Where is the balance between charity and justice? Between thinking big thoughts and hitting the ground running? Between effort and rest? Between retreat and engagement? Are my gifts best used giving fish or teaching to fish or working to change the whole fishing industry?
Ladies and gentlemen, a small sampling of questions that have been plaguing me lately. In one of my classes, I showed a film that asked the question, “Is aid to Africa doing more harm than good?” Is foreign aid creating dependency and learned helplessness? How is it that we should more compassionately distribute wealth so that everyone lives with dignity? Who should receive micro-loans and scholarships? Should generous donations go to governments, NGOs, middle class employers to create jobs, the poorest of the poor? How can more relationships be built? In my favorite scene, two brothers grapple with these same questions. The question is posed, “Is it more helpful to educate powerful people about poverty or cross boundaries and help people experiencing poverty one at a time?” As I look out into the faces of affluent teenagers I am showing this film to, I admit to them that this is my daily struggle. I leave my lesson on poverty to return to my comfortable apartment. Is it making a difference?
This past weekend, I traveled to North Carolina for a gorgeous wedding. Before the rehearsal, my spouse and I walked to Duke University, saw the chapel and sat down in the sunshine to enjoy an organic, colorful lunch from one of the many cafes. I love universities, and really, all academic institutions. They seem like utopias to me. We sat at lunch listening in to young, vivacious thinkers and old professors in bow ties philosophize about the world. I found myself at peace and enlivened. Many religions agree that the path to knowledge is the path to God. And I believe it. To have the leisure time to pursue knowledge feels liberating to me. And I have seen repeatedly that a key to peace is to educate young people, especially women.

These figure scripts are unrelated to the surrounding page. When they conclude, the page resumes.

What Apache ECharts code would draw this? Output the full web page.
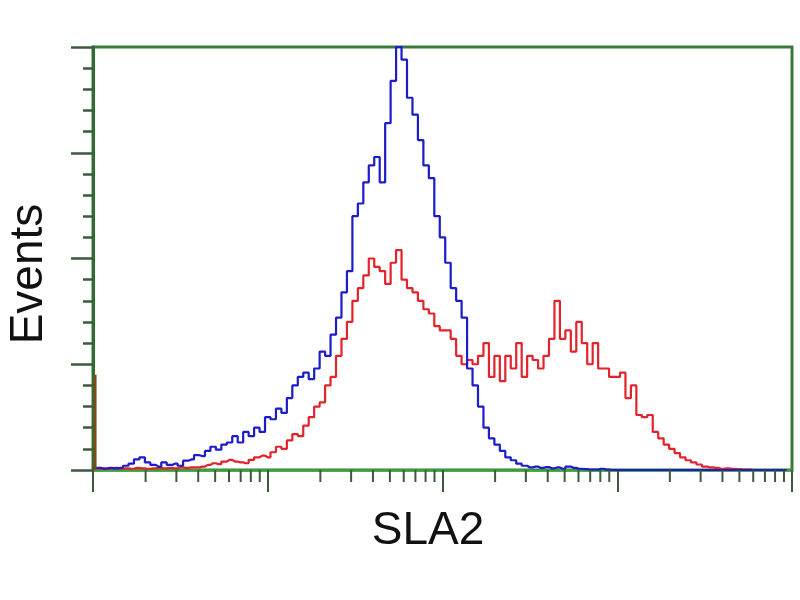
<!DOCTYPE html>
<html><head><meta charset="utf-8">
<script src="https://cdn.jsdelivr.net/npm/echarts@6/dist/echarts.min.js"></script>
<style>html,body{margin:0;padding:0;background:#fff}#c{width:800px;height:600px}</style>
</head><body><div id="c"></div>
<script>
// channel bins (0..1024 over 4 log decades)
const channels = [0,8,16,24,32,40,48,56,64,72,80,88,96,104,112,120,128,136,144,152,160,168,176,184,192,200,208,216,224,232,240,248,256,264,272,280,288,296,304,312,320,328,336,344,352,360,368,376,384,392,400,408,416,424,432,440,448,456,464,472,480,488,496,504,512,520,528,536,544,552,560,568,576,584,592,600,608,616,624,632,640,648,656,664,672,680,688,696,704,712,720,728,736,744,752,760,768,776,784,792,800,808,816,824,832,840,848,856,864,872,880,888,896,904,912,920,928,936,944,952,960,968,976,984,992,1000,1008,1016];
// control (blue) counts
const blueCounts = [0.5,0.5,0.3,0.5,0.4,0.5,1.0,1.5,2.5,3.0,1.8,1.2,0.8,1.8,1.2,1.5,1.0,2.2,2.5,3.5,3.3,4.5,5.5,4.8,6.0,6.5,8.0,6.5,9.0,8.0,10.0,9.0,12.5,12.0,14.5,13.5,17,20,22,23,21.5,24,28,27,32,36,42,47,60,63,68,72,74,68,82,92,100,97,88,84,78,72,69,60,55,49,43,40,36,24,20,15,10,7.5,6,4.5,3,2.3,1.5,1.0,0.6,0.8,0.5,0.7,0.4,0.6,0.3,0.8,0.5,0.3,0.2,0.1,0.1,0.3,0.1,0,0,0,0,0,0,0,0,0,0,0,0,0,0,0,0,0,0,0,0,0,0,0,0,0,0,0,0,0,0,0,0,0];
// SLA2 (red) counts
const redCounts = [0.3,0.3,0.4,0.3,0.5,0.3,0.4,0.3,0.5,0.4,0.3,0.4,0.5,0.4,0.5,0.4,0.6,0.5,0.6,0.6,0.8,1.2,1.6,1.4,2.0,2.4,2.0,1.8,1.6,2.4,3.0,3.4,3.0,4.2,5.5,5.0,7.0,8.5,8.0,10.5,12.5,15,16,20,22,27,31,35,40,43,46,50,48,47,44,49,52,45,43,42,40,38,37,34,33,33,31,27,25,26,25,27,30,22,27,21,27,24,30,22,27,26,24,27,31,40,31,33,28,35,30,25,30,24,24,22,22,23,17,20,13,12.5,13,9,7.5,6,5,4,3,2.3,1.8,1.3,0.8,0.6,0.5,0.3,0.4,0.3,0.2,0.1,0.1,0,0,0,0,0,0,0];
// spike in first channels
const spikeChannel = 3;
const spikeCount = 22.5;
// log minor tick multipliers and decade starts (in channels)
const decadeStarts = [0,256,512,768];
const minorMultipliers = [2,3,4,5,6,7,8,9];
const xAxisName = 'SLA2';
const yAxisName = 'Events';

const blueData = channels.map((c,i)=>[c, blueCounts[i]]);
const redData = channels.map((c,i)=>[c, redCounts[i]]);
const minorTicks = [];
decadeStarts.forEach(d => minorMultipliers.forEach(m => minorTicks.push([d + 256*Math.log10(m), 0])));

const chart = echarts.init(document.getElementById('c'), null, {renderer:'canvas'});
chart.setOption({
  animation:false,
  backgroundColor:'#fff',
  grid:{left:93,right:8,top:47,bottom:130,show:true,borderColor:'#3b7a3b',borderWidth:3,backgroundColor:'transparent'},
  xAxis:{type:'value',min:0,max:1024,interval:256,
    axisLine:{show:true,lineStyle:{color:'#3aa23a',width:2.5}},
    axisTick:{show:true,inside:false,length:22,lineStyle:{color:'#3d5a3d',width:2}},
    axisLabel:{show:false},splitLine:{show:false}},
  yAxis:{type:'value',min:0,max:100,interval:25,
    axisLine:{show:true,lineStyle:{color:'#2f6e2f',width:3}},
    axisTick:{show:true,inside:false,length:22,lineStyle:{color:'#3d5a3d',width:2.5}},
    minorTick:{show:true,splitNumber:5,length:10,lineStyle:{color:'#3d5a3d',width:2.5}},
    axisLabel:{show:false},splitLine:{show:false}},
  series:[
    {type:'line',data:redData,step:'middle',symbol:'none',lineStyle:{color:'#e3232b',width:2.2},z:3},
    {type:'line',data:blueData,step:'middle',symbol:'none',lineStyle:{color:'#1c1cc8',width:2.2},z:4},
    {type:'line',data:[[spikeChannel,0],[spikeChannel,spikeCount]],symbol:'none',lineStyle:{color:'#7a4a18',width:3},z:5},
    {type:'custom',data:minorTicks,clip:false,z:6,
      renderItem:function(params,api){
        const p = api.coord([api.value(0),0]);
        return {type:'line',shape:{x1:p[0],y1:p[1],x2:p[0],y2:p[1]+12},style:{stroke:'#3d5a3d',lineWidth:2}};
      }}
  ],
  graphic:[
    {type:'text',x:428,y:531,style:{text:xAxisName,font:'46px "Liberation Sans", Arial, sans-serif',fill:'#111',align:'center',verticalAlign:'middle'}},
    {type:'text',x:29,y:274,rotation:Math.PI/2,style:{text:yAxisName,font:'46px "Liberation Sans", Arial, sans-serif',fill:'#111',align:'center',verticalAlign:'middle'}}
  ]
});
</script></body></html>
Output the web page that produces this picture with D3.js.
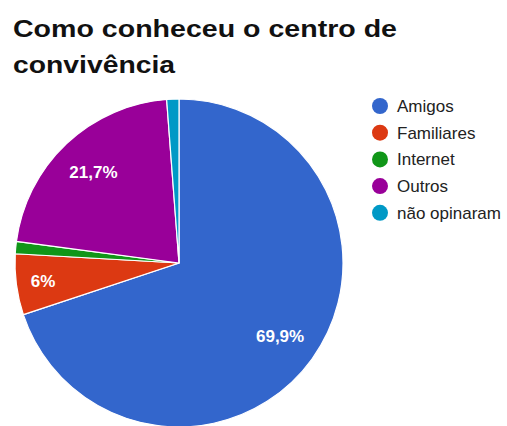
<!DOCTYPE html>
<html>
<head>
<meta charset="utf-8">
<script src="https://cdn.jsdelivr.net/npm/d3@7"></script>
<style>
  body { margin: 0; background: #fff; }
  text { font-family: Arial, "Liberation Sans", sans-serif; }
</style>
</head>
<body>
<div id="chart"></div>
<script>
// data
var categories = ["Amigos", "Familiares", "Internet", "Outros", "não opinaram"];
var values = [69.9, 6, 1.2, 21.7, 1.2];
var labels = ["69,9%", "6%", "", "21,7%", ""];
var colors = ["#3366cc", "#dc3912", "#109618", "#990099", "#0099c6"];
var titleLines = ["Como conheceu o centro de", "convivência"];

var width = 507, height = 426;
var cx = 179, cy = 263, radius = 164;

var svg = d3.select("#chart").append("svg")
    .attr("width", width)
    .attr("height", height);

// title (the original is a bit stretched horizontally)
svg.selectAll(".title")
    .data(titleLines)
  .enter().append("text")
    .attr("class", "title")
    .attr("x", 13)
    .attr("y", function(d, i) { return 37 + i * 36; })
    .attr("textLength", function(d, i) { return i == 0 ? 384 : 162; })
    .attr("lengthAdjust", "spacingAndGlyphs")
    .style("font-size", "24px")
    .style("font-weight", "bold")
    .attr("fill", "#111")
    .text(function(d) { return d; });

var color = d3.scaleOrdinal().domain(categories).range(colors);

var pie = d3.pie().sort(null).value(function(d) { return d.v; });
var data = categories.map(function(c, i) { return { name: c, v: values[i], label: labels[i] }; });

var arc = d3.arc().innerRadius(0).outerRadius(radius);
var labelArc = d3.arc().innerRadius(radius * 0.76).outerRadius(radius * 0.76);

var g = svg.append("g").attr("transform", "translate(" + cx + "," + cy + ")");

var slices = g.selectAll(".slice")
    .data(pie(data))
  .enter().append("g")
    .attr("class", "slice");

slices.append("path")
    .attr("d", arc)
    .attr("fill", function(d) { return color(d.data.name); })
    .attr("stroke", "#fff")
    .attr("stroke-width", 1.2);

slices.append("text")
    .attr("transform", function(d) {
        var c = labelArc.centroid(d);
        // small slices get their label pushed a little further out
        var k = (d.endAngle - d.startAngle) < 0.5 ? 1.1 : 1;
        return "translate(" + c[0] * k + "," + c[1] * k + ")";
    })
    .attr("text-anchor", "middle")
    .attr("dy", "0.35em")
    .attr("fill", "#fff")
    .style("font-size", "17px")
    .style("font-weight", "bold")
    .text(function(d) { return d.data.label; });

// legend
var legend = svg.selectAll(".legend")
    .data(categories)
  .enter().append("g")
    .attr("class", "legend")
    .attr("transform", function(d, i) { return "translate(380," + (106 + i * 26.7) + ")"; });

legend.append("circle")
    .attr("r", 8)
    .attr("fill", color);

legend.append("text")
    .attr("x", 17)
    .attr("dy", "0.35em")
    .attr("fill", "#222")
    .style("font-size", "17px")
    .text(function(d) { return d; });
</script>
</body>
</html>
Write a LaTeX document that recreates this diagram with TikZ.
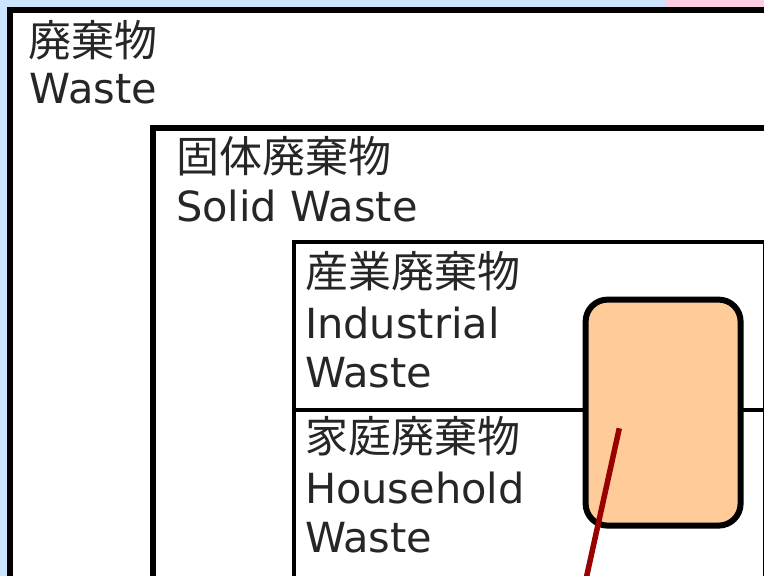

Yet there is also something about academia that grates on me. As I believe that the path to knowledge is the path to God, I also believe that Jesus is the poor. Literally. And academia seems so disengaged and distant from people who are experiencing real poverty. It is a luxury to be able to choose whether to engage in an intellectual conversation about philosophy and theology regarding poverty while other people are living it. Do I dare analyze aid when people actually need food right now while I am thinking about it? Is the pursuit of knowledge also running from reality?
I am finding in me more and more a simultaneous desire to be immersed in education and scholarship while living engaged in the world of people experiencing poverty. Where do I place myself so that the power I have in the world can most effectively be used to transform the hierarchies in our world? How can I have informed, passionate opinions without living among people who are different from me? Can I pursue knowledge without fleeing from the world?
Tomorrow morning I will leave my comfortable apartment to teach affluent teenagers about poverty. I just wonder sometimes who I am tripping over while taking the long view.